» **TASK PROMPT**
Retype the whole listing verbatim and keep the pictures out of it.

» **DATASET EXTRACT**
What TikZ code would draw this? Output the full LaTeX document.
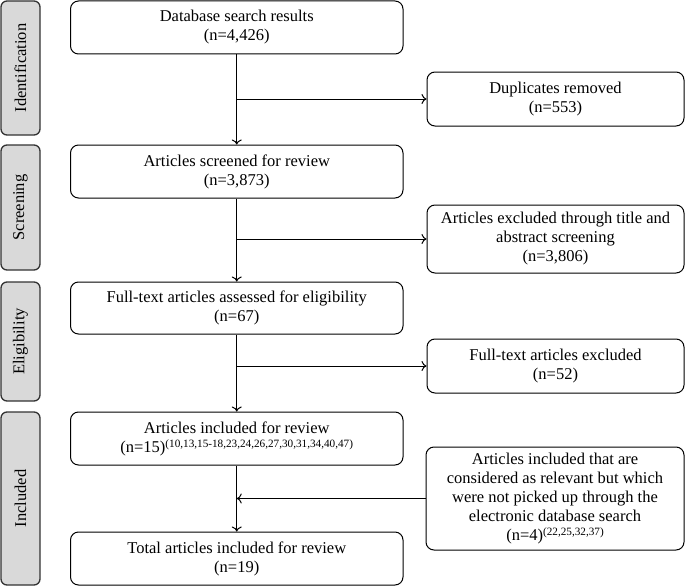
\documentclass[tikz,border=0pt]{standalone}
\usepackage{fontspec}
\setmainfont{Liberation Serif}
\usetikzlibrary{arrows.meta,positioning}
\newcommand{\refsup}[1]{\raisebox{5pt}{\fontsize{11.2}{12}\selectfont #1}}
\begin{document}
\begin{tikzpicture}[x=1pt,y=-1pt,
  every node/.style={font=\fontsize{16.5}{19}\selectfont},
  box/.style={draw, line width=1pt, rounded corners=8pt, align=center, inner sep=2pt},
  phase/.style={draw=black!80, line width=1.3pt, fill=black!15, rounded corners=6pt, align=center, inner sep=0pt},
  arr/.style={line width=1pt, -{To[length=5pt,width=10pt]}},
  ln/.style={line width=1pt}]
\useasboundingbox (0,0) rectangle (685,586);
\newcommand{\bx}[6]{\node[box, minimum width=#3-#2, minimum height=#5-#4] (#1) at ({(#2+#3)/2},{(#4+#5)/2}) {#6};}
\newcommand{\ph}[4]{\node[phase, minimum width=39, minimum height=#3-#2] (#1) at (20.5,{(#2+#3)/2}) {}; \node[rotate=90] at (#1.center) {#4};}
\ph{pid}{1}{135}{Identification}
\ph{psc}{145}{270}{Screening}
\ph{pel}{282}{401}{Eligibility}
\ph{pin}{412}{585}{Included}
\bx{b1}{70.5}{403}{1}{54}{Database search results\\(n=4,426)}
\bx{dup}{427}{684}{72}{126}{Duplicates removed\\(n=553)}
\bx{b2}{70.5}{403}{145}{198}{Articles screened for review\\(n=3,873)}
\bx{ex1}{427}{684}{205}{273}{Articles excluded through title and\\abstract screening\\(n=3,806)}
\bx{b3}{70.5}{403}{282}{334}{Full-text articles assessed for eligibility\\(n=67)}
\bx{ex2}{427}{684}{339}{393}{Full-text articles excluded\\(n=52)}
\bx{b4}{70.5}{403}{412}{465}{Articles included for review\\(n=15)\refsup{(10,13,15-18,23,24,26,27,30,31,34,40,47)}}
\bx{add}{426}{684}{447}{550}{Articles included that are\\considered as relevant but which\\were not picked up through the\\electronic database search\\(n=4)\refsup{(22,25,32,37)}}
\bx{b5}{70.5}{403}{532}{585}{Total articles included for review\\(n=19)}
\draw[arr] (b1) -- (b2);
\draw[arr] (b2) -- (b3);
\draw[arr] (b3) -- (b4);
\draw[arr] (b4) -- (b5);
\draw[arr] (b1.south |- dup.west) -- (dup.west);
\draw[arr] (b2.south |- ex1.west) -- (ex1.west);
\draw[arr] (b3.south |- ex2.west) -- (ex2.west);
\draw[arr] (add.west) -- (b4.south |- add.west);
\end{tikzpicture}
\end{document}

» **WRITTEN RESPONSE**
What TikZ code would draw this? Output the full LaTeX document.
\documentclass[tikz,border=0pt]{standalone}
\usepackage{fontspec}
\setmainfont{Liberation Serif}
\usetikzlibrary{arrows.meta,positioning}
\newcommand{\refsup}[1]{\raisebox{5pt}{\fontsize{11.2}{12}\selectfont #1}}
\begin{document}
\begin{tikzpicture}[x=1pt,y=-1pt,
  every node/.style={font=\fontsize{16.5}{19}\selectfont},
  box/.style={draw, line width=1pt, rounded corners=8pt, align=center, inner sep=2pt},
  phase/.style={draw=black!80, line width=1.3pt, fill=black!15, rounded corners=6pt, align=center, inner sep=0pt},
  arr/.style={line width=1pt, -{To[length=5pt,width=10pt]}},
  ln/.style={line width=1pt}]
\useasboundingbox (0,0) rectangle (685,586);
\newcommand{\bx}[6]{\node[box, minimum width=#3-#2, minimum height=#5-#4] (#1) at ({(#2+#3)/2},{(#4+#5)/2}) {#6};}
\newcommand{\ph}[4]{\node[phase, minimum width=39, minimum height=#3-#2] (#1) at (20.5,{(#2+#3)/2}) {}; \node[rotate=90] at (#1.center) {#4};}
\ph{pid}{1}{135}{Identification}
\ph{psc}{145}{270}{Screening}
\ph{pel}{282}{401}{Eligibility}
\ph{pin}{412}{585}{Included}
\bx{b1}{70.5}{403}{1}{54}{Database search results\\(n=4,426)}
\bx{dup}{427}{684}{72}{126}{Duplicates removed\\(n=553)}
\bx{b2}{70.5}{403}{145}{198}{Articles screened for review\\(n=3,873)}
\bx{ex1}{427}{684}{205}{273}{Articles excluded through title and\\abstract screening\\(n=3,806)}
\bx{b3}{70.5}{403}{282}{334}{Full-text articles assessed for eligibility\\(n=67)}
\bx{ex2}{427}{684}{339}{393}{Full-text articles excluded\\(n=52)}
\bx{b4}{70.5}{403}{412}{465}{Articles included for review\\(n=15)\refsup{(10,13,15-18,23,24,26,27,30,31,34,40,47)}}
\bx{add}{426}{684}{447}{550}{Articles included that are\\considered as relevant but which\\were not picked up through the\\electronic database search\\(n=4)\refsup{(22,25,32,37)}}
\bx{b5}{70.5}{403}{532}{585}{Total articles included for review\\(n=19)}
\draw[arr] (b1) -- (b2);
\draw[arr] (b2) -- (b3);
\draw[arr] (b3) -- (b4);
\draw[arr] (b4) -- (b5);
\draw[arr] (b1.south |- dup.west) -- (dup.west);
\draw[arr] (b2.south |- ex1.west) -- (ex1.west);
\draw[arr] (b3.south |- ex2.west) -- (ex2.west);
\draw[arr] (add.west) -- (b4.south |- add.west);
\end{tikzpicture}
\end{document}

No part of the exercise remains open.